> [Stated problem]: Set the lines down again exactly, first line through the line that contains "(0,0) rectangle (543,746);", with no pictures.

> [Provided information]:
....
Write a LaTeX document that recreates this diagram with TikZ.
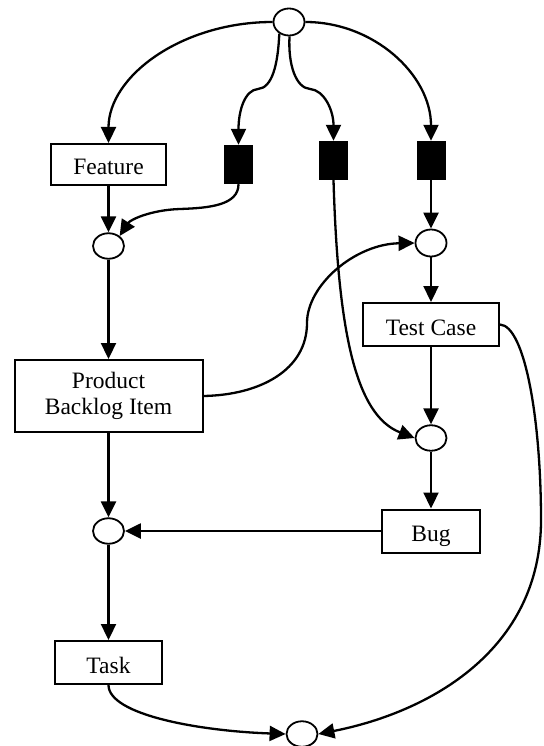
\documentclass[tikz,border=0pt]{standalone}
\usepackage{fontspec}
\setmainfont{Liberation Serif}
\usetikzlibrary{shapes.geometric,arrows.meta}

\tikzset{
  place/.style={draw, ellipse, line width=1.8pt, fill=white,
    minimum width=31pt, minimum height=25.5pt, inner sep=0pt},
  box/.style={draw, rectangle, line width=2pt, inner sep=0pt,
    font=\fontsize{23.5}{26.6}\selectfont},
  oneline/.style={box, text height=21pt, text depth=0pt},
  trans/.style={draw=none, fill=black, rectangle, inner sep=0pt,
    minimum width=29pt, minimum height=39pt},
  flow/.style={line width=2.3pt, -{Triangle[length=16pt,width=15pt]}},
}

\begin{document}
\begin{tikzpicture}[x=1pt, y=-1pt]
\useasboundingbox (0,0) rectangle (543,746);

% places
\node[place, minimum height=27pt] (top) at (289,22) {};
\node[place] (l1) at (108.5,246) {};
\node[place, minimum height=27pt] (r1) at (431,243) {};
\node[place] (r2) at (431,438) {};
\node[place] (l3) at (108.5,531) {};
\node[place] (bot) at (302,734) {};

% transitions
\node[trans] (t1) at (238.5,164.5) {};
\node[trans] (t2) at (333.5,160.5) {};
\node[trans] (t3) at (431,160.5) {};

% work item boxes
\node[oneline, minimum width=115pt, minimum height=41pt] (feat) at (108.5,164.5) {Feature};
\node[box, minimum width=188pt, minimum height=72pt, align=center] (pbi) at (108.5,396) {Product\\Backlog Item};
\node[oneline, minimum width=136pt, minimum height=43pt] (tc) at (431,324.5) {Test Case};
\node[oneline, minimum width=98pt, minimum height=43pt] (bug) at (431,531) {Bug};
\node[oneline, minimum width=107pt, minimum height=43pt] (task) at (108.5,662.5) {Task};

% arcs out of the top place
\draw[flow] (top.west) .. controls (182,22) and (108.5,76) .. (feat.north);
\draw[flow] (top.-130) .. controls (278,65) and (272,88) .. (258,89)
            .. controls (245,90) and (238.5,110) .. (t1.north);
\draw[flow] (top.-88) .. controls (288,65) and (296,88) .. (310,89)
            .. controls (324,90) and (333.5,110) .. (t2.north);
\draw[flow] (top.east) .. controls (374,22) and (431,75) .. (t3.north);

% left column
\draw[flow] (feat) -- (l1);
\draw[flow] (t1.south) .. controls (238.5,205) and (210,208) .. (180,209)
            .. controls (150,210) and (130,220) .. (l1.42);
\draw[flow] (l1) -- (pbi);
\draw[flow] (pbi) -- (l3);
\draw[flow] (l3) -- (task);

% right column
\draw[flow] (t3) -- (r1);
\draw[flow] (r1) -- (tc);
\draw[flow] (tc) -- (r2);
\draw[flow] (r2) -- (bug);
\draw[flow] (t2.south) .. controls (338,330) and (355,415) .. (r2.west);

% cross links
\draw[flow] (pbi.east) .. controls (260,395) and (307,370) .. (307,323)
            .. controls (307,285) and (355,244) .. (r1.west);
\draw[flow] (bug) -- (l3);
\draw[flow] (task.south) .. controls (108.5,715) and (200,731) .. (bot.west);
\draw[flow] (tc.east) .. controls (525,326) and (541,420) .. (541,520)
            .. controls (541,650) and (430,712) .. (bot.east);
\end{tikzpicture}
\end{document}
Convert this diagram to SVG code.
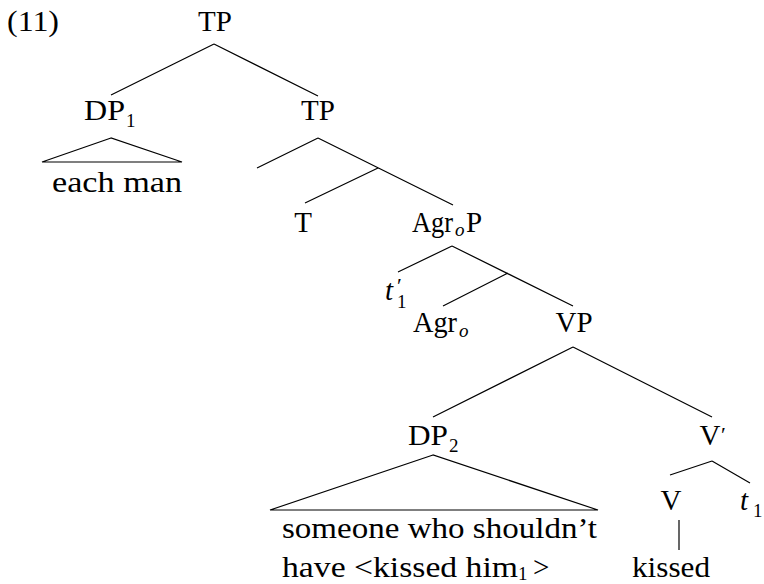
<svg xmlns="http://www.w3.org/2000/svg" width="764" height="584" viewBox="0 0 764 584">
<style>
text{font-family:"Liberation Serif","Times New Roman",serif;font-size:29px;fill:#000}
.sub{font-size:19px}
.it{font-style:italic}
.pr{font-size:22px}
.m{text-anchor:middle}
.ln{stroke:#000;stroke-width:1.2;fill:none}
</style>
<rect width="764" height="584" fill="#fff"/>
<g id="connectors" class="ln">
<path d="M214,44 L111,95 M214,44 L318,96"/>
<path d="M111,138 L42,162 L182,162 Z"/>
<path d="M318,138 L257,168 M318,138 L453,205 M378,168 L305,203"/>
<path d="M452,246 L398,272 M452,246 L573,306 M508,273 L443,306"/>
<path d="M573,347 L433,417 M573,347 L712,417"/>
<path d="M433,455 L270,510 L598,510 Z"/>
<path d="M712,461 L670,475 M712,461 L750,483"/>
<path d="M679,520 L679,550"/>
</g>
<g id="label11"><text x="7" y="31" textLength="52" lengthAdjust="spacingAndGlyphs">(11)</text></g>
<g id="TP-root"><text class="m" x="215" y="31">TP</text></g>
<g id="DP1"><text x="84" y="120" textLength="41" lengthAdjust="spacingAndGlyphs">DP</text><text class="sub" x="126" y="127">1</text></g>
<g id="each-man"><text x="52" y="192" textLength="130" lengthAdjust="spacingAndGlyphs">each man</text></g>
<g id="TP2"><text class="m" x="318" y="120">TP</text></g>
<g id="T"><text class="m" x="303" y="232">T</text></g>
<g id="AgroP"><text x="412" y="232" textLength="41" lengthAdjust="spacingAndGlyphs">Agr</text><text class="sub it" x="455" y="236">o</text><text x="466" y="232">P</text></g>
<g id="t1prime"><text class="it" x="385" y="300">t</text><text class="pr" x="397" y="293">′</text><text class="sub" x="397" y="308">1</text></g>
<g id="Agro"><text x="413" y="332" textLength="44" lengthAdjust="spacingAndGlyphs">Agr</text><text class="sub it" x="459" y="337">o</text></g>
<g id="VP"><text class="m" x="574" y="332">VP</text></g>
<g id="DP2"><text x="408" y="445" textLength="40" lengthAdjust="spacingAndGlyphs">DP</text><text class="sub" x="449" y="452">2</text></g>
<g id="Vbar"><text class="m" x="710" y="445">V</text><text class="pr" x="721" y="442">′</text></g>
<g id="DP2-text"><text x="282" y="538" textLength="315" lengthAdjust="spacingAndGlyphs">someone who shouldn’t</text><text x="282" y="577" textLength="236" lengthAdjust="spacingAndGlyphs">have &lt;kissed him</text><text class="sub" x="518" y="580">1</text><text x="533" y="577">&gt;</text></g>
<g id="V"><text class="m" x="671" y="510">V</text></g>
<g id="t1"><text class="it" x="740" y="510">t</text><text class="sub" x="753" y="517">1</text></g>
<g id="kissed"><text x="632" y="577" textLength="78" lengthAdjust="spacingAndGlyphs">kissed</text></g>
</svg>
....
> [Task answer]:
Write a LaTeX document that recreates this diagram with TikZ.
\documentclass[tikz,border=0pt]{standalone}
\usepackage{fontspec}
\setmainfont{Liberation Serif}
\usetikzlibrary{shapes.geometric,arrows.meta}

\tikzset{
  place/.style={draw, ellipse, line width=1.8pt, fill=white,
    minimum width=31pt, minimum height=25.5pt, inner sep=0pt},
  box/.style={draw, rectangle, line width=2pt, inner sep=0pt,
    font=\fontsize{23.5}{26.6}\selectfont},
  oneline/.style={box, text height=21pt, text depth=0pt},
  trans/.style={draw=none, fill=black, rectangle, inner sep=0pt,
    minimum width=29pt, minimum height=39pt},
  flow/.style={line width=2.3pt, -{Triangle[length=16pt,width=15pt]}},
}

\begin{document}
\begin{tikzpicture}[x=1pt, y=-1pt]
\useasboundingbox (0,0) rectangle (543,746);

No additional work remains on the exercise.